It's another scan, man

· 531 words · 3 minute read

My Betterscanning negative holder arrived and today was the first chance to have a play with it. The main improvement is that it comes with some special glass which sits on top of your negative and makes sure it is flat; a huge problem before with my large, curly medium format negatives. It also offers height adjustment and I spent an hour or so scanning the same image with different height settings on the holder, before deciding that an increase in height of 0.2mm was the best; but the improvement is very small.

I also played around some more with the Vuescan software and was able to produce a much more contrasty image. Then I found an option that allowed the software to pick the grey point based on non-existent colours in the black and white negative; but the different choices did make a difference and I decided that making grey from perceived blue made my subject stand out the best.

More improvements no doubt to come, but here is the latest scan of my test negative:

And here is the scan I made a week or so ago:

Feels like progress.

Comments 🔗

2013-08-04 | Fimgirl says

You’re still missing the full Blacks and Whites. Your first image was perfect for post processing as it’s exactly what a scan should look like for subsequent digitising, I.e. flat with all the tonal range intact, no clipping at either end. I spent 30 seconds in CS6 and produced a very sharp image with rich blacks and bright whites with all the tones in between. Post processing is the answer. Curves is the tool. Produce an “S” shape, I.e. pull in the blacks, open up the whites and adjust mid range to taste.

Another tip. On my Epson V750 with the Betterscan holder And ANR glass I found +0.38 for 120 as the optimum.

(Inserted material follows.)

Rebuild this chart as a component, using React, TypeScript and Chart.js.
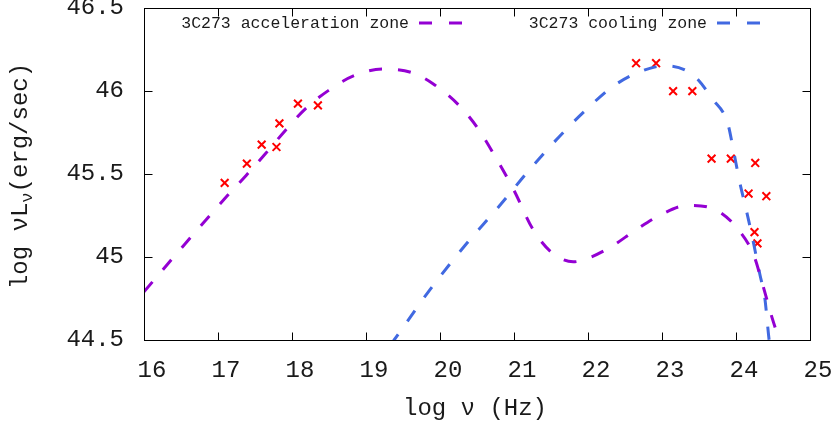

Try scanning B+W negs as a positive. Invert in Photoshop and convert to aRGB. Bigger file. More tonal range.

That’s what I do!


2013-08-04 | Spike says

Thanks for your feedback. I do know you are rather good at this stuff so your help is appreciated. Have sent you a mail.


2013-08-04 | Fimgirl says

Of the images I have sent “testc” would be my interpretation. A graveyard, a mourning female, lost love, soft and dreamy, wistful pensive, thoughtful. Dark!

Maybe you have another interpretation.


2013-08-04 | Ron says

This is so much better. Congrats! It’s nice to have the proper gear.


2013-08-04 | Andrew says

Another advantage of scanning as a positive and inverting is that it will allow you to use photoshop filters on the image which will not be available to you if it is scanned as a grayscale - ie:-Nik Silverefex will not work on a grayscale image, only a colour image and Colorefex will do some interesting things as well with the color channels available from scanning as a positive…


2013-08-04 | Andrew says

also (not tried yet ) bet wet scanning could possibly give the best results on a flatbed scanner - you can check http://www.wetmounting.com/index.html Cheers


2013-08-05 | Spike says

My imagination is no match for yours; neither are my Photoshop skills.